— Start SOURCE DATA —

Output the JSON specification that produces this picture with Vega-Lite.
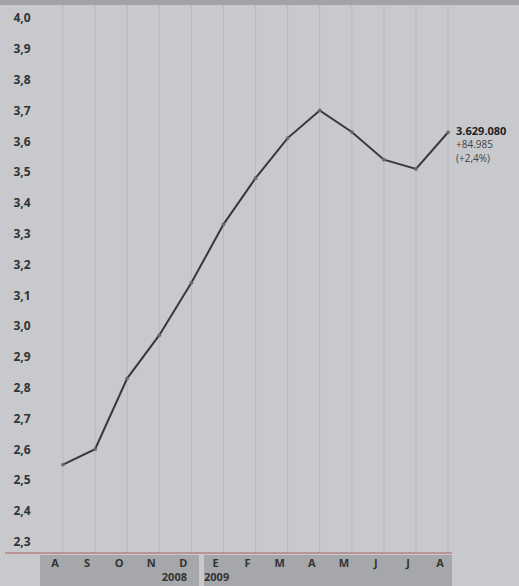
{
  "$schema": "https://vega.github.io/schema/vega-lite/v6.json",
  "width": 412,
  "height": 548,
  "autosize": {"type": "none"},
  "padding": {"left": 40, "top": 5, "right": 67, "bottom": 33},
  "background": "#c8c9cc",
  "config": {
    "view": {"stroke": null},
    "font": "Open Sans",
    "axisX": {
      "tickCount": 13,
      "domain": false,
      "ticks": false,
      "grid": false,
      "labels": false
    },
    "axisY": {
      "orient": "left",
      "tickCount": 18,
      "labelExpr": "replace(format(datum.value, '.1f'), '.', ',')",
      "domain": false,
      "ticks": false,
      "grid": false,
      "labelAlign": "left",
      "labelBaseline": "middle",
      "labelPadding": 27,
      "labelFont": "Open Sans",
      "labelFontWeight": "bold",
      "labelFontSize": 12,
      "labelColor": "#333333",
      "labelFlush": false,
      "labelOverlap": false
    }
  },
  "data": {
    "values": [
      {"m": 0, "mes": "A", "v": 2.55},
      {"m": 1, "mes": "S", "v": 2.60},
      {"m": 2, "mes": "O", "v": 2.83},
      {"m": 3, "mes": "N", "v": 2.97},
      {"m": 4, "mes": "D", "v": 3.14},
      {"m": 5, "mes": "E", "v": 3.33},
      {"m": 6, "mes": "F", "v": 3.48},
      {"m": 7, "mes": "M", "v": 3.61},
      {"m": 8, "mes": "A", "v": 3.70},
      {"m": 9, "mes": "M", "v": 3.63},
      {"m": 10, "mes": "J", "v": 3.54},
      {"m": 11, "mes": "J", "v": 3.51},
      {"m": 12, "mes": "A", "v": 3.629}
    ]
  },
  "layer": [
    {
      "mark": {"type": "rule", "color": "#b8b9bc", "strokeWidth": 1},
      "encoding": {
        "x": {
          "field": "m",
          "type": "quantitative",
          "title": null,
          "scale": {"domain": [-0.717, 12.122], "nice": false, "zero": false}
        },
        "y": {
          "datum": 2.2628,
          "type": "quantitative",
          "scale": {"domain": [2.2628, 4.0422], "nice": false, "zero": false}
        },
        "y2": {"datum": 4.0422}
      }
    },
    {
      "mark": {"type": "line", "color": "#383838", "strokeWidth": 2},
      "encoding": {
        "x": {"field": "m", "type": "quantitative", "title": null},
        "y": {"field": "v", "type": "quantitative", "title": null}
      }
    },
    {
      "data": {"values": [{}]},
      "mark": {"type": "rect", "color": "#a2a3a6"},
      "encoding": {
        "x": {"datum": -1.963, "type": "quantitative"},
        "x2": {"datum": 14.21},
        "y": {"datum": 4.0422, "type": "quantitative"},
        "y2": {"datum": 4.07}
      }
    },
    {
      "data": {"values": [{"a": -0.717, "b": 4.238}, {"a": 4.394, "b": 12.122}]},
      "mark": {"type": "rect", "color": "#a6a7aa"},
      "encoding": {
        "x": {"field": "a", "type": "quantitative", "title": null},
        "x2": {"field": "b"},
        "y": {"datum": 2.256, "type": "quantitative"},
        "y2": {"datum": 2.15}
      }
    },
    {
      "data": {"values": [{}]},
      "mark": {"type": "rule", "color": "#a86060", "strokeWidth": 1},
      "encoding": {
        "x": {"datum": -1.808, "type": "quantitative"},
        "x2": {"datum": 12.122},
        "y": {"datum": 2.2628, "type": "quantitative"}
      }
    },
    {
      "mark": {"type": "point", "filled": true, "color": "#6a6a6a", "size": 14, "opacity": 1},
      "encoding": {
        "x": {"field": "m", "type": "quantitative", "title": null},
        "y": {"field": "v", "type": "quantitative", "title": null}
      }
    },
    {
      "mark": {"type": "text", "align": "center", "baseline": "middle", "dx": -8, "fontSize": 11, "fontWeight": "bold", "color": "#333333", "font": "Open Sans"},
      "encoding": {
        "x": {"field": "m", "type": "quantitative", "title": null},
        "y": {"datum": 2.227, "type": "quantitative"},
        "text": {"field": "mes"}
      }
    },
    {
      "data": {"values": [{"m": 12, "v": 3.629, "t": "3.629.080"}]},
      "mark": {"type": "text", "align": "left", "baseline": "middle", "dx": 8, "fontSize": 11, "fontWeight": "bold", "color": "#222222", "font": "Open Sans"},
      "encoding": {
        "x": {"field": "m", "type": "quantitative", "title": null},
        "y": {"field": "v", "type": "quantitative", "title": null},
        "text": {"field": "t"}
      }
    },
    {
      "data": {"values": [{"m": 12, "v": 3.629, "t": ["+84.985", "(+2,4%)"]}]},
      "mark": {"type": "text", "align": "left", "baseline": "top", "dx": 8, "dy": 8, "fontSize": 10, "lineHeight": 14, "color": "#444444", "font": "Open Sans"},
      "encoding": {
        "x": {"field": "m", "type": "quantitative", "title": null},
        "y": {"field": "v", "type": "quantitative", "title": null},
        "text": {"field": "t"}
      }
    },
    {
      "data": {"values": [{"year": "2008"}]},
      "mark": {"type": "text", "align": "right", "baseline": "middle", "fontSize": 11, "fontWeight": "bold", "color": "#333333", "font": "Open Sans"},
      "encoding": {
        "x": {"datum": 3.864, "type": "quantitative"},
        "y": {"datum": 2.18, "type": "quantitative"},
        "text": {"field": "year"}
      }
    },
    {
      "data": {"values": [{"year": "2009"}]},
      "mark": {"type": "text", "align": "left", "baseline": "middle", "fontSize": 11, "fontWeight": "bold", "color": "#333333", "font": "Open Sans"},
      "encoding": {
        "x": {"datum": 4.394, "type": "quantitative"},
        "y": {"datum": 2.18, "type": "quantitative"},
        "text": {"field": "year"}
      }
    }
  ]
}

— End SOURCE DATA —

▶ [THE REQUEST]: All the material shown above is to be copied exactly, with no pictures carried over.

▶ [RESULT OF THE EXERCISE]:
Output the JSON specification that produces this picture with Vega-Lite.
{
  "$schema": "https://vega.github.io/schema/vega-lite/v6.json",
  "width": 412,
  "height": 548,
  "autosize": {"type": "none"},
  "padding": {"left": 40, "top": 5, "right": 67, "bottom": 33},
  "background": "#c8c9cc",
  "config": {
    "view": {"stroke": null},
    "font": "Open Sans",
    "axisX": {
      "tickCount": 13,
      "domain": false,
      "ticks": false,
      "grid": false,
      "labels": false
    },
    "axisY": {
      "orient": "left",
      "tickCount": 18,
      "labelExpr": "replace(format(datum.value, '.1f'), '.', ',')",
      "domain": false,
      "ticks": false,
      "grid": false,
      "labelAlign": "left",
      "labelBaseline": "middle",
      "labelPadding": 27,
      "labelFont": "Open Sans",
      "labelFontWeight": "bold",
      "labelFontSize": 12,
      "labelColor": "#333333",
      "labelFlush": false,
      "labelOverlap": false
    }
  },
  "data": {
    "values": [
      {"m": 0, "mes": "A", "v": 2.55},
      {"m": 1, "mes": "S", "v": 2.60},
      {"m": 2, "mes": "O", "v": 2.83},
      {"m": 3, "mes": "N", "v": 2.97},
      {"m": 4, "mes": "D", "v": 3.14},
      {"m": 5, "mes": "E", "v": 3.33},
      {"m": 6, "mes": "F", "v": 3.48},
      {"m": 7, "mes": "M", "v": 3.61},
      {"m": 8, "mes": "A", "v": 3.70},
      {"m": 9, "mes": "M", "v": 3.63},
      {"m": 10, "mes": "J", "v": 3.54},
      {"m": 11, "mes": "J", "v": 3.51},
      {"m": 12, "mes": "A", "v": 3.629}
    ]
  },
  "layer": [
    {
      "mark": {"type": "rule", "color": "#b8b9bc", "strokeWidth": 1},
      "encoding": {
        "x": {
          "field": "m",
          "type": "quantitative",
          "title": null,
          "scale": {"domain": [-0.717, 12.122], "nice": false, "zero": false}
        },
        "y": {
          "datum": 2.2628,
          "type": "quantitative",
          "scale": {"domain": [2.2628, 4.0422], "nice": false, "zero": false}
        },
        "y2": {"datum": 4.0422}
      }
    },
    {
      "mark": {"type": "line", "color": "#383838", "strokeWidth": 2},
      "encoding": {
        "x": {"field": "m", "type": "quantitative", "title": null},
        "y": {"field": "v", "type": "quantitative", "title": null}
      }
    },
    {
      "data": {"values": [{}]},
      "mark": {"type": "rect", "color": "#a2a3a6"},
      "encoding": {
        "x": {"datum": -1.963, "type": "quantitative"},
        "x2": {"datum": 14.21},
        "y": {"datum": 4.0422, "type": "quantitative"},
        "y2": {"datum": 4.07}
      }
    },
    {
      "data": {"values": [{"a": -0.717, "b": 4.238}, {"a": 4.394, "b": 12.122}]},
      "mark": {"type": "rect", "color": "#a6a7aa"},
      "encoding": {
        "x": {"field": "a", "type": "quantitative", "title": null},
        "x2": {"field": "b"},
        "y": {"datum": 2.256, "type": "quantitative"},
        "y2": {"datum": 2.15}
      }
    },
    {
      "data": {"values": [{}]},
      "mark": {"type": "rule", "color": "#a86060", "strokeWidth": 1},
      "encoding": {
        "x": {"datum": -1.808, "type": "quantitative"},
        "x2": {"datum": 12.122},
        "y": {"datum": 2.2628, "type": "quantitative"}
      }
    },
    {
      "mark": {"type": "point", "filled": true, "color": "#6a6a6a", "size": 14, "opacity": 1},
      "encoding": {
        "x": {"field": "m", "type": "quantitative", "title": null},
        "y": {"field": "v", "type": "quantitative", "title": null}
      }
    },
    {
      "mark": {"type": "text", "align": "center", "baseline": "middle", "dx": -8, "fontSize": 11, "fontWeight": "bold", "color": "#333333", "font": "Open Sans"},
      "encoding": {
        "x": {"field": "m", "type": "quantitative", "title": null},
        "y": {"datum": 2.227, "type": "quantitative"},
        "text": {"field": "mes"}
      }
    },
    {
      "data": {"values": [{"m": 12, "v": 3.629, "t": "3.629.080"}]},
      "mark": {"type": "text", "align": "left", "baseline": "middle", "dx": 8, "fontSize": 11, "fontWeight": "bold", "color": "#222222", "font": "Open Sans"},
      "encoding": {
        "x": {"field": "m", "type": "quantitative", "title": null},
        "y": {"field": "v", "type": "quantitative", "title": null},
        "text": {"field": "t"}
      }
    },
    {
      "data": {"values": [{"m": 12, "v": 3.629, "t": ["+84.985", "(+2,4%)"]}]},
      "mark": {"type": "text", "align": "left", "baseline": "top", "dx": 8, "dy": 8, "fontSize": 10, "lineHeight": 14, "color": "#444444", "font": "Open Sans"},
      "encoding": {
        "x": {"field": "m", "type": "quantitative", "title": null},
        "y": {"field": "v", "type": "quantitative", "title": null},
        "text": {"field": "t"}
      }
    },
    {
      "data": {"values": [{"year": "2008"}]},
      "mark": {"type": "text", "align": "right", "baseline": "middle", "fontSize": 11, "fontWeight": "bold", "color": "#333333", "font": "Open Sans"},
      "encoding": {
        "x": {"datum": 3.864, "type": "quantitative"},
        "y": {"datum": 2.18, "type": "quantitative"},
        "text": {"field": "year"}
      }
    },
    {
      "data": {"values": [{"year": "2009"}]},
      "mark": {"type": "text", "align": "left", "baseline": "middle", "fontSize": 11, "fontWeight": "bold", "color": "#333333", "font": "Open Sans"},
      "encoding": {
        "x": {"datum": 4.394, "type": "quantitative"},
        "y": {"datum": 2.18, "type": "quantitative"},
        "text": {"field": "year"}
      }
    }
  ]
}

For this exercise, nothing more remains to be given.